I agree with a lot of what you wrote. Having taught lots of workshops in lots of places over the past few years, I'll certainly agree with the financial aspects you mentioned.
It's a catch22 at times. I try to keep workshops as affordable as I can while still getting what I need from them. It's more expensive than people realize, though. I would love to be able to put on the three-day workshops I do for half the price, but between paying for a venue and providing food and beverages, it can be incredibly expensive.
I have to say, one of my favorite workshops was this past March in Brighton (UK, not Brighton, Colorado, which is a dismal place. LOL) It was a very small group of 6 attendees at the Friends Meeting House, which was perfectly located and had everything we needed to spread out and work hands-on with models. It was a very comfortable place and the staff was quite relaxed and friendly. I was shocked at how reasonably priced it was.
On the other hand, I did a course the previous year at a school in the southeast. The final billing after the workshop was nearly twice as high as they estimate I was given (which was four times as much as the Brighton venue!), the food they provided was simply inedible, and the attendees were frowned at and shushed everywhere they went.
Ain't easy, that's for sure.
I think a lot of problems with seminars these days is directly tied to the quality of the staff. EVERYONE teaches workshops. I've heard some pretty appalling recounts of peoples' workshop experiences. One woman I know went to a workshop by a well-known model/commercial photographer who provided ONE model for FIFTY participants. (I should note that the course was supposed to max out at twenty participants, but the instructor apparently couldn't turn down the money.) She was totally unable and/or unwilling to answer any technical questions, including anything to do with metering. (Her answer was reportedly along the lines of, "Metering? Oh, just put the camera in P mode. It should be fine.) $1000 US for a day and a half -- and the first day started two hours late.

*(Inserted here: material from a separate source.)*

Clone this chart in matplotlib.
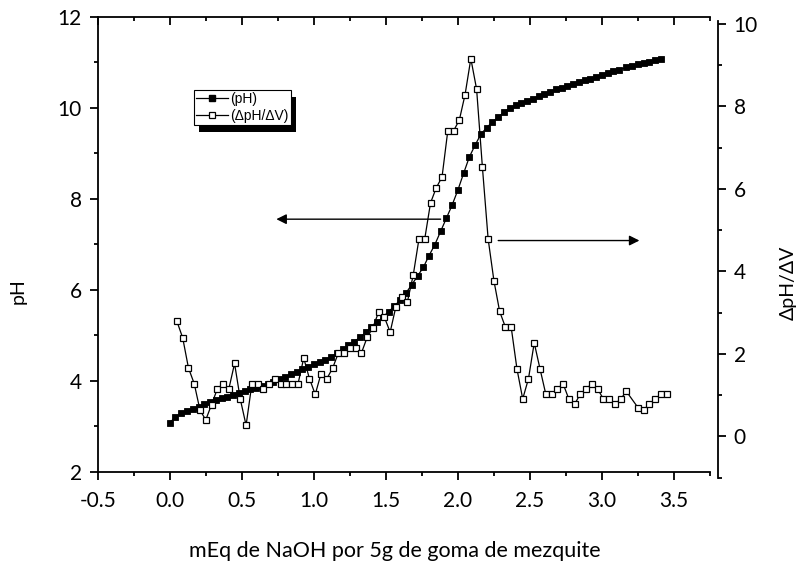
import matplotlib
matplotlib.use("Agg")
import matplotlib.pyplot as plt
from matplotlib.ticker import FixedLocator, FuncFormatter
from matplotlib.lines import Line2D
from matplotlib.patches import Rectangle
from matplotlib.transforms import IdentityTransform

# Titration curve of mesquite gum with NaOH
naoh_ph = [0.00, 0.04, 0.08, 0.12, 0.16, 0.20, 0.24, 0.28, 0.32, 0.36,
           0.40, 0.44, 0.48, 0.52, 0.56, 0.60, 0.64, 0.68, 0.72, 0.76,
           0.80, 0.84, 0.88, 0.92, 0.96, 1.00, 1.04, 1.08, 1.12, 1.16,
           1.20, 1.24, 1.28, 1.32, 1.36, 1.40, 1.44, 1.48, 1.52, 1.56,
           1.60, 1.64, 1.68, 1.72, 1.76, 1.80, 1.84, 1.88, 1.92, 1.96,
           2.00, 2.04, 2.08, 2.12, 2.16, 2.20, 2.24, 2.28, 2.32, 2.36,
           2.40, 2.44, 2.48, 2.52, 2.56, 2.60, 2.64, 2.68, 2.72, 2.76,
           2.80, 2.84, 2.88, 2.92, 2.96, 3.00, 3.04, 3.08, 3.12,
           3.17, 3.21, 3.25, 3.29, 3.33, 3.37, 3.41]
ph = [3.08, 3.20, 3.28, 3.33, 3.38, 3.43, 3.48, 3.53, 3.57, 3.61,
      3.65, 3.69, 3.72, 3.78, 3.81, 3.85, 3.89, 3.93, 3.98, 4.03,
      4.09, 4.14, 4.20, 4.26, 4.31, 4.36, 4.41, 4.46, 4.52, 4.60,
      4.69, 4.78, 4.86, 4.95, 5.06, 5.17, 5.28, 5.40, 5.52, 5.64,
      5.78, 5.93, 6.11, 6.30, 6.49, 6.75, 6.99, 7.28, 7.57, 7.86,
      8.19, 8.56, 8.92, 9.18, 9.42, 9.56, 9.69, 9.79, 9.90, 9.99,
      10.05, 10.10, 10.15, 10.20, 10.25, 10.30, 10.35, 10.40, 10.44, 10.48,
      10.52, 10.56, 10.60, 10.64, 10.68, 10.72, 10.76, 10.80, 10.83,
      10.89, 10.92, 10.95, 10.98, 11.01, 11.04, 11.07]

# First derivative dpH/dV
naoh_deriv = [0.05, 0.09, 0.13, 0.17, 0.21, 0.25, 0.29, 0.33, 0.37, 0.41,
              0.45, 0.49, 0.53, 0.57, 0.61, 0.65, 0.69, 0.73, 0.77, 0.81,
              0.85, 0.89, 0.93, 0.97, 1.01, 1.05, 1.09, 1.13, 1.17, 1.21,
              1.25, 1.29, 1.33, 1.37, 1.41, 1.45, 1.49, 1.53, 1.57, 1.61,
              1.65, 1.69, 1.73, 1.77, 1.81, 1.85, 1.89, 1.93, 1.97, 2.01,
              2.05, 2.09, 2.13, 2.17, 2.21, 2.25, 2.29, 2.33, 2.37, 2.41,
              2.45, 2.49, 2.53, 2.57, 2.61, 2.65, 2.69, 2.73, 2.77, 2.81,
              2.85, 2.89, 2.93, 2.97, 3.01, 3.05, 3.09, 3.13, 3.17, 3.25,
              3.29, 3.33, 3.37, 3.41, 3.45]
deriv = [2.79, 2.39, 1.66, 1.28, 0.64, 0.40, 0.77, 1.15, 1.28, 1.15,
         1.77, 0.90, 0.27, 1.27, 1.28, 1.14, 1.26, 1.40, 1.27, 1.27,
         1.27, 1.27, 1.90, 1.40, 1.02, 1.52, 1.40, 1.65, 2.02, 2.02,
         2.15, 2.15, 2.02, 2.40, 2.64, 3.02, 2.89, 2.53, 3.15, 3.39,
         3.27, 3.91, 4.79, 4.79, 5.66, 6.03, 6.29, 7.41, 7.41, 7.67,
         8.29, 9.16, 8.42, 6.54, 4.79, 3.78, 3.03, 2.65, 2.65, 1.64,
         0.91, 1.40, 2.27, 1.64, 1.03, 1.03, 1.15, 1.28, 0.91, 0.78,
         1.03, 1.15, 1.28, 1.15, 0.91, 0.91, 0.78, 0.91, 1.09, 0.70,
         0.65, 0.78, 0.91, 1.03, 1.03]

x_major = [-0.5, 0.0, 0.5, 1.0, 1.5, 2.0, 2.5, 3.0, 3.5]
x_minor = [-0.25, 0.25, 0.75, 1.25, 1.75, 2.25, 2.75, 3.25, 3.75]
ph_major = [2, 4, 6, 8, 10, 12]
ph_minor = [3, 5, 7, 9, 11]
d_major = [0, 2, 4, 6, 8, 10]
d_minor = [-1, 1, 3, 5, 7, 9]

W, H = 800, 565


def px_rect(left, top, right, bottom):
    return [left / W, 1 - bottom / H, (right - left) / W, (bottom - top) / H]


TICK_FONT = ["Lato", "DejaVu Sans"]
LABEL_FONT = ["Lato", "DejaVu Sans"]
plt.rcParams["font.family"] = TICK_FONT

fig = plt.figure(figsize=(W / 100, H / 100), dpi=100)
fig.patch.set_facecolor("white")

# main axes: pH
ax = fig.add_axes(px_rect(97.7, 16.7, 710, 471.7))
ax.patch.set_visible(False)
ax.set_xlim(-0.5, 3.75)
ax.set_ylim(2, 12)
for s in ["left", "bottom", "top"]:
    ax.spines[s].set_linewidth(1.3)
ax.spines["right"].set_visible(False)

ax.xaxis.set_major_locator(FixedLocator(x_major))
ax.xaxis.set_minor_locator(FixedLocator(x_minor))
ax.yaxis.set_major_locator(FixedLocator(ph_major))
ax.yaxis.set_minor_locator(FixedLocator(ph_minor))
ax.xaxis.set_major_formatter(FuncFormatter(lambda v, p: f"{v:.1f}"))
ax.yaxis.set_major_formatter(FuncFormatter(lambda v, p: f"{v:.0f}"))
ax.tick_params(axis="x", which="both", bottom=True, top=True,
               labelbottom=True, labeltop=False, width=1.3)
ax.tick_params(axis="x", which="major", length=5.5, pad=8.5, labelsize=15)
ax.tick_params(axis="x", which="minor", length=3)
ax.tick_params(axis="y", which="both", left=True, right=False, width=1.3,
               direction="out")
ax.tick_params(axis="y", which="major", length=5.5, pad=6, labelsize=15)
ax.tick_params(axis="y", which="minor", length=3)
# ticks on top spine point inward
for t in ax.xaxis.get_major_ticks() + ax.xaxis.get_minor_ticks():
    t.tick2line.set_marker(3)  # TICKDOWN

ax.plot(naoh_ph, ph, color="black", lw=0.9, marker="s", ms=4.8,
        mfc="black", mec="black", mew=0.6, zorder=3)

# left-pointing arrow towards the pH axis
ax.annotate("", xy=(0.74, 7.55), xytext=(1.88, 7.55),
            arrowprops=dict(arrowstyle="-|>", color="black", lw=1.0,
                            mutation_scale=15, shrinkA=0, shrinkB=0))

# secondary axes: dpH/dV, right spine offset from the frame
ax2 = fig.add_axes(px_rect(97.7, 20.7, 717.7, 477.7))
ax2.patch.set_visible(False)
ax2.set_xlim(-0.5, 3.75 + 7.7 / 144.1)
ax2.set_ylim(-1, 10.08)
for s in ["left", "bottom", "top"]:
    ax2.spines[s].set_visible(False)
ax2.spines["right"].set_linewidth(1.3)
ax2.xaxis.set_visible(False)
ax2.yaxis.tick_right()
ax2.yaxis.set_major_locator(FixedLocator(d_major))
ax2.yaxis.set_minor_locator(FixedLocator(d_minor))
ax2.yaxis.set_major_formatter(FuncFormatter(lambda v, p: f"{v:.0f}"))
ax2.tick_params(axis="y", which="both", width=1.3, direction="out")
ax2.tick_params(axis="y", which="major", length=5.5, pad=6, labelsize=15)
ax2.tick_params(axis="y", which="minor", length=3)

ax2.plot(naoh_deriv, deriv, color="black", lw=0.9, marker="s", ms=4.8,
         mfc="white", mec="black", mew=0.9, zorder=3)

# right-pointing arrow towards the derivative axis
ax2.annotate("", xy=(3.26, 4.75), xytext=(2.28, 4.75),
             arrowprops=dict(arrowstyle="-|>", color="black", lw=1.0,
                             mutation_scale=15, shrinkA=0, shrinkB=0))

# legend with a solid drop shadow
handles = [
    Line2D([], [], color="black", lw=0.9, marker="s", ms=5,
           mfc="black", mec="black"),
    Line2D([], [], color="black", lw=0.9, marker="s", ms=5,
           mfc="white", mec="black", mew=0.9),
]
leg = ax.legend(handles, ["(pH)", "(\u0394pH/\u0394V)"], loc="upper left",
                bbox_to_anchor=(194 / W, 1 - 90 / H),
                bbox_transform=fig.transFigure, frameon=True,
                fancybox=False, edgecolor="black", framealpha=1,
                borderpad=0.15, borderaxespad=0, handlelength=2.3,
                handletextpad=0.15, labelspacing=0.2,
                prop={"family": ["Liberation Sans", "DejaVu Sans"],
                      "size": 10})
leg.get_frame().set_linewidth(0.8)
leg.set_zorder(6)

fig.text(18 / W, 1 - 291 / H, "pH", rotation=90, ha="center", va="center",
         fontsize=14, family=LABEL_FONT)
fig.text(788 / W, 1 - 283 / H, "\u0394pH/\u0394V", rotation=90, ha="center",
         va="center", fontsize=14, family=LABEL_FONT)
fig.text(395 / W, 1 - 551 / H, "mEq de NaOH por 5g de goma de mezquite",
         ha="center", va="center", fontsize=15.5, family=LABEL_FONT)

fig.canvas.draw()
bb = leg.get_window_extent()
shadow = Rectangle((bb.x0 + 5, bb.y0 - 7), bb.width, bb.height,
                   transform=IdentityTransform(), facecolor="black",
                   edgecolor="none", zorder=5.5)
ax.add_artist(shadow)

fig.savefig("out.png", dpi=100)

And the attendees were fed pizza straight out of the box.
My point is that teaching skills and photography skills are completely and in all ways totally different animals. Anyone teaching photography better really love teaching and be excellent at it, or it will be a waste of time and money for the attendees.

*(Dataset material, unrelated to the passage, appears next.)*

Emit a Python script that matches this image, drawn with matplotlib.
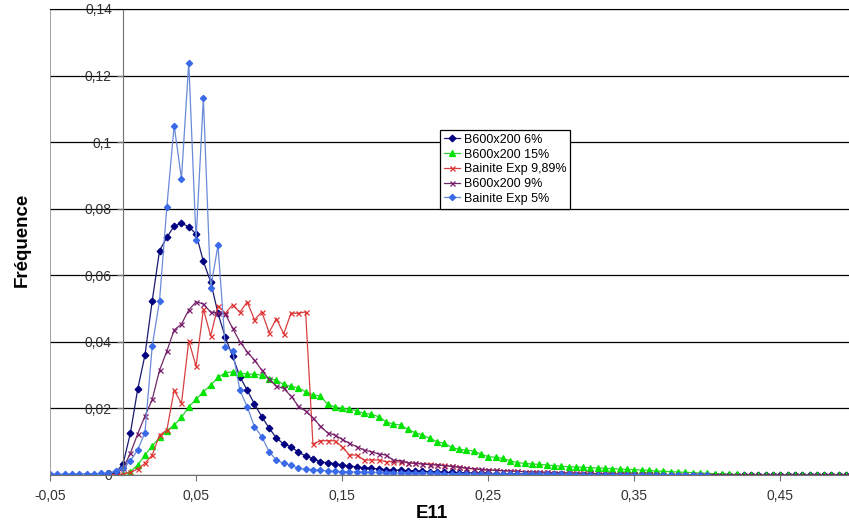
import numpy as np
import matplotlib
matplotlib.use("Agg")
import matplotlib.pyplot as plt
from matplotlib.ticker import FixedLocator, FuncFormatter

plt.rcParams['font.family'] = ['Liberation Sans', 'DejaVu Sans']

STEP = 0.005

# B600x200 6%  (x de -0,01 a 0,5)
x0_b6 = -0.01
b600_6 = [
    0.0002, 0.0008,
    0.0033, 0.0125, 0.0257, 0.0360, 0.0524, 0.0674, 0.0714, 0.0748, 0.0756, 0.0746,
    0.0724, 0.0642, 0.0580, 0.0486, 0.0414, 0.0357, 0.0295, 0.0255, 0.0213, 0.0175,
    0.0141, 0.0111, 0.0093, 0.0085, 0.0069, 0.0057, 0.0049, 0.0040, 0.0037, 0.0034,
    0.0030, 0.0027, 0.0024, 0.0022, 0.0020, 0.0018, 0.0016, 0.0015, 0.0014, 0.0013,
    0.0012, 0.0011, 0.0010, 0.0009, 0.0008, 0.0008, 0.0007, 0.0006, 0.0006, 0.0005,
    0.0005, 0.0004, 0.0004, 0.0004, 0.0003, 0.0003, 0.0003, 0.0002, 0.0002, 0.0002,
    0.0002, 0.0002, 0.0001, 0.0001, 0.0001, 0.0001, 0.0001, 0.0001, 0.0001, 0.0001,
    0.0001, 0.0001, 0.0001, 0, 0, 0, 0, 0, 0, 0,
    0, 0, 0, 0, 0, 0, 0, 0, 0, 0,
    0, 0, 0, 0, 0, 0, 0, 0, 0, 0, 0,
]

# B600x200 15%  (x de -0,005 a 0,5)
x0_b15 = -0.005
b600_15 = [
    0.0,
    0.0002, 0.0010, 0.0030, 0.0060, 0.0087, 0.0113, 0.0133, 0.0150, 0.0173, 0.0205,
    0.0227, 0.0250, 0.0270, 0.0293, 0.0307, 0.0310, 0.0307, 0.0303, 0.0303, 0.0300,
    0.0289, 0.0285, 0.0272, 0.0266, 0.0262, 0.0250, 0.0241, 0.0237, 0.0213, 0.0205,
    0.0200, 0.0198, 0.0193, 0.0185, 0.0183, 0.0175, 0.0160, 0.0153, 0.0150, 0.0137,
    0.0127, 0.0120, 0.0110, 0.0100, 0.0095, 0.0083, 0.0077, 0.0075, 0.0072, 0.0063,
    0.0055, 0.0053, 0.0050, 0.0043, 0.0037, 0.0035, 0.0033, 0.0032, 0.0030, 0.0028,
    0.0026, 0.0025, 0.0024, 0.0023, 0.0022, 0.0021, 0.0020, 0.0019, 0.0018, 0.0017,
    0.0016, 0.0015, 0.0014, 0.0012, 0.0011, 0.0010, 0.0009, 0.0008, 0.0007, 0.0006,
    0.0005, 0.0004, 0.0003, 0.0002, 0.0002, 0.0001, 0.0001, 0.0001, 0, 0,
    0, 0, 0, 0, 0, 0, 0, 0, 0, 0, 0,
]

# Bainite Exp 9,89%  (x de -0,01 a 0,4)
x0_be9 = -0.01
bainite_9 = [
    0.0, 0.0001,
    0.0003, 0.0008, 0.0018, 0.0035, 0.0060, 0.0120, 0.0135, 0.0255, 0.0215, 0.0403,
    0.0327, 0.0498, 0.0418, 0.0508, 0.0486, 0.0511, 0.0489, 0.0520, 0.0466, 0.0490,
    0.0428, 0.0470, 0.0424, 0.0486, 0.0486, 0.0490, 0.0093, 0.0103, 0.0103, 0.0103,
    0.0085, 0.0060, 0.0060, 0.0045, 0.0045, 0.0045, 0.0040, 0.0040, 0.0039, 0.0037,
    0.0035, 0.0034, 0.0033, 0.0031, 0.0029, 0.0026, 0.0023, 0.0020, 0.0018, 0.0016,
    0.0015, 0.0014, 0.0013, 0.0012, 0.0011, 0.0010, 0.0009, 0.0008, 0.0008, 0.0007,
    0.0007, 0.0006, 0.0005, 0.0005, 0.0004, 0.0004, 0.0003, 0.0003, 0.0003, 0.0002,
    0.0002, 0.0002, 0.0002, 0.0001, 0.0001, 0.0001, 0.0001, 0.0001, 0, 0, 0,
]

# B600x200 9%  (x de -0,005 a 0,5)
x0_b9 = -0.005
b600_9 = [
    0.0003,
    0.0020, 0.0065, 0.0123, 0.0177, 0.0227, 0.0315, 0.0372, 0.0436, 0.0453, 0.0496,
    0.0520, 0.0514, 0.0489, 0.0488, 0.0484, 0.0441, 0.0400, 0.0370, 0.0345, 0.0315,
    0.0287, 0.0267, 0.0260, 0.0237, 0.0207, 0.0192, 0.0172, 0.0147, 0.0127, 0.0120,
    0.0107, 0.0095, 0.0085, 0.0075, 0.0070, 0.0063, 0.0060, 0.0045, 0.0043, 0.0037,
    0.0035, 0.0033, 0.0031, 0.0030, 0.0028, 0.0026, 0.0024, 0.0021, 0.0019, 0.0017,
    0.0015, 0.0014, 0.0013, 0.0012, 0.0011, 0.0010, 0.0009, 0.0009, 0.0008, 0.0007,
    0.0007, 0.0006, 0.0006, 0.0005, 0.0005, 0.0004, 0.0004, 0.0003, 0.0003, 0.0003,
    0.0002, 0.0002, 0.0002, 0.0002, 0.0001, 0.0001, 0.0001, 0.0001, 0.0001, 0.0001,
    0.0001, 0, 0, 0, 0, 0, 0, 0, 0, 0,
    0, 0, 0, 0, 0, 0, 0, 0, 0, 0, 0,
]

# Bainite Exp 5%  (x de -0,05 a 0,4)
x0_be5 = -0.05
bainite_5 = [
    0.0002, 0.0003, 0.0002, 0.0003, 0.0003, 0.0004, 0.0003, 0.0005, 0.0006, 0.0012,
    0.0020, 0.0043, 0.0075, 0.0127, 0.0388, 0.0524, 0.0806, 0.1050, 0.0890, 0.1239,
    0.0706, 0.1132, 0.0561, 0.0690, 0.0385, 0.0373, 0.0255, 0.0205, 0.0145, 0.0115,
    0.0070, 0.0045, 0.0035, 0.0030, 0.0020, 0.0017, 0.0016, 0.0014, 0.0012, 0.0011,
    0.0010, 0.0010, 0.0009, 0.0009, 0.0008, 0.0008, 0.0007, 0.0007, 0.0006, 0.0006,
    0.0006, 0.0005, 0.0005, 0.0005, 0.0004, 0.0004, 0.0004, 0.0004, 0.0003, 0.0003,
    0.0003, 0.0003, 0.0003, 0.0002, 0.0002, 0.0002, 0.0002, 0.0002, 0.0002, 0.0002,
    0.0002, 0.0002, 0.0001, 0.0001, 0.0001, 0.0001, 0.0001, 0.0001, 0.0001, 0.0001,
    0.0001, 0.0001, 0.0001, 0.0001, 0.0001, 0.0001, 0.0001, 0, 0, 0, 0,
]

# nom, x de depart, valeurs, couleur marqueur, couleur ligne, marqueur, taille
series = [
    ("B600x200 6%", x0_b6, b600_6, "#000080", "#1A1A70", "D", 3.4),
    ("B600x200 15%", x0_b15, b600_15, "#00E400", "#33CC33", "^", 4.0),
    ("Bainite Exp 9,89%", x0_be9, bainite_9, "#E03030", "#D84040", "x", 3.6),
    ("B600x200 9%", x0_b9, b600_9, "#7A1A6E", "#6E2A66", "x", 3.6),
    ("Bainite Exp 5%", x0_be5, bainite_5, "#3A6AE8", "#6A8AD8", "D", 3.2),
]

y_ticks = [0, 0.02, 0.04, 0.06, 0.08, 0.1, 0.12, 0.14]
x_ticks = [-0.05, 0.05, 0.15, 0.25, 0.35, 0.45]

fig = plt.figure(figsize=(8.49, 5.28), dpi=100)
ax = fig.add_axes([50 / 849, 53 / 528, 799 / 849, 466 / 528])

for nom, x0, vals, col, lc, mk, ms in series:
    x = np.round(x0 + STEP * np.arange(len(vals)), 3)
    ax.plot(x, vals, color=lc, lw=0.9, marker=mk, ms=ms,
            mfc=col, mec=col, mew=0.9, label=nom)

ax.set_xlim(-0.05, 0.497)
ax.set_ylim(0, 0.14)

ax.yaxis.set_major_locator(FixedLocator(y_ticks))
ax.xaxis.set_major_locator(FixedLocator(x_ticks))
fmt = FuncFormatter(lambda v, p: ("%g" % round(v, 3)).replace(".", ","))
ax.yaxis.set_major_formatter(fmt)
ax.xaxis.set_major_formatter(fmt)

ax.grid(axis="y", color="black", lw=0.9)
ax.set_axisbelow(True)

ax.spines["left"].set_position(("data", 0))
ax.spines["left"].set_color("#707070")
ax.spines["bottom"].set_color("#707070")
ax.spines["top"].set_color("black")
ax.spines["right"].set_visible(False)
ax.axvline(-0.05, color="#909090", lw=1.2)

ax.tick_params(axis="both", direction="out", length=4, width=0.8,
               color="#707070", labelsize=10, labelcolor="#333333")
ax.tick_params(axis="y", pad=4)
ax.tick_params(axis="x", pad=6)

fig.text(22 / 849, 1 - 240 / 528, "Fréquence", rotation=90, ha="center",
         va="center", fontsize=13.5, fontweight="bold")
fig.text(432 / 849, 1 - 514 / 528, "E11", ha="center", va="center",
         fontsize=13.5, fontweight="bold")

leg = ax.legend(loc="upper left", bbox_to_anchor=(440 / 849, 1 - 130 / 528),
                bbox_transform=fig.transFigure, fontsize=9, frameon=True,
                fancybox=False, edgecolor="black", framealpha=1,
                handlelength=1.3, handletextpad=0.3, labelspacing=0.22,
                borderpad=0.3, borderaxespad=0)
leg.get_frame().set_linewidth(0.9)

fig.savefig("out.png", dpi=100, facecolor="white")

Well as a dark sider, I think ES will not welcome me with open arms
Earlier this year I did a day at the gloucester barn owl centre which was fantastic. Several Nikon users, including Vince, the guy that runs the days, and a Canon user - ALL were made to feel very welcome, in fact the fella with the Canon probably got most help as he was least knowledgable about his camera.
Currently looking at courses and workshops without too much success finding what I really want.